Table 1. Performance—in terms of precision, recall, F\(_1\) and IOU—achieved by the two different configurations of our method on the extended ICDAR 2013 dataset. Values are in percentage.
Fig. 2.
figure 2

Examples of good (top row) and bad (bottom row) detections.

Comparison against state of the art methods was done only in terms of table detection. In particular, we compared the performance of the four different configurations of our method to those achieved by both traditional and more recent approaches in detecting only tables on the ICDAR 2013. The comparison is reported in Table 2 and shows that our system achieved an \(F_1\) score of 98.1%, outperforming all of the state-of-the-art methods.

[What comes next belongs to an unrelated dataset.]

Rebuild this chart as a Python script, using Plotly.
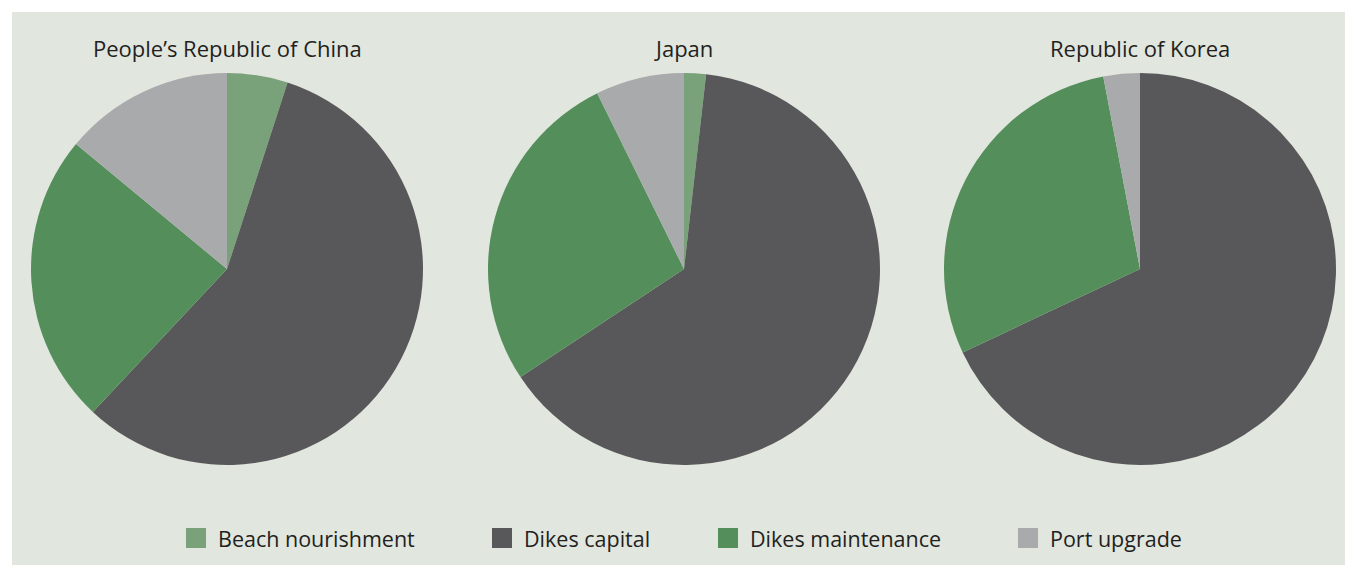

Table 2. Comparison of state of the art methods in table detection accuracy on the standard ICDAR 2013 dataset (IoU = 0.5)

5 Conclusion

The identification of graphical elements such as tables and charts in documents is an essential processing block for any system that aims at extracting information automatically, and finds applicability to the analysis of financial documents, where numeric information is typically represented in tabular format. In this paper, we presented a method for automatic table and chart detection in document files converted to images, hence without exploiting format information (e.g., PDF tokens or HTML tags) that limit the general applicability of these approaches. The core of our model is a DCNN trained to detect salient regions from document images, with saliency based on the categories of objects that we aim to identify (tables, pie charts, bar charts, line charts). An additional loss signal based on the generated saliency maps’ discriminative power in a classification task was provided during training, and a fully-connected CRF model was finally employed to smooth and enhance the final outputs. Performance evaluation, carried out on the standard UNLV dataset and ICDAR 2013 benchmark for table detection, and on an extended version of ICDAR 2013 with additional annotations for chart detection, showed that the proposed model achieves better performance than state-of-the-art methods in the localization of tables and charts. At Tab2ex, a technology based on the presented approach is employed at industrial level to extract tabular information from scanned images. Future directions of research in this complex task envision the detection of individual headers, rows and columns of tables, and the extraction of numeric data from charts based on axis values: such technologies would provide businesses with the means to process large amounts of documents (e.g. orders, invoices, financial trends) in an automated way.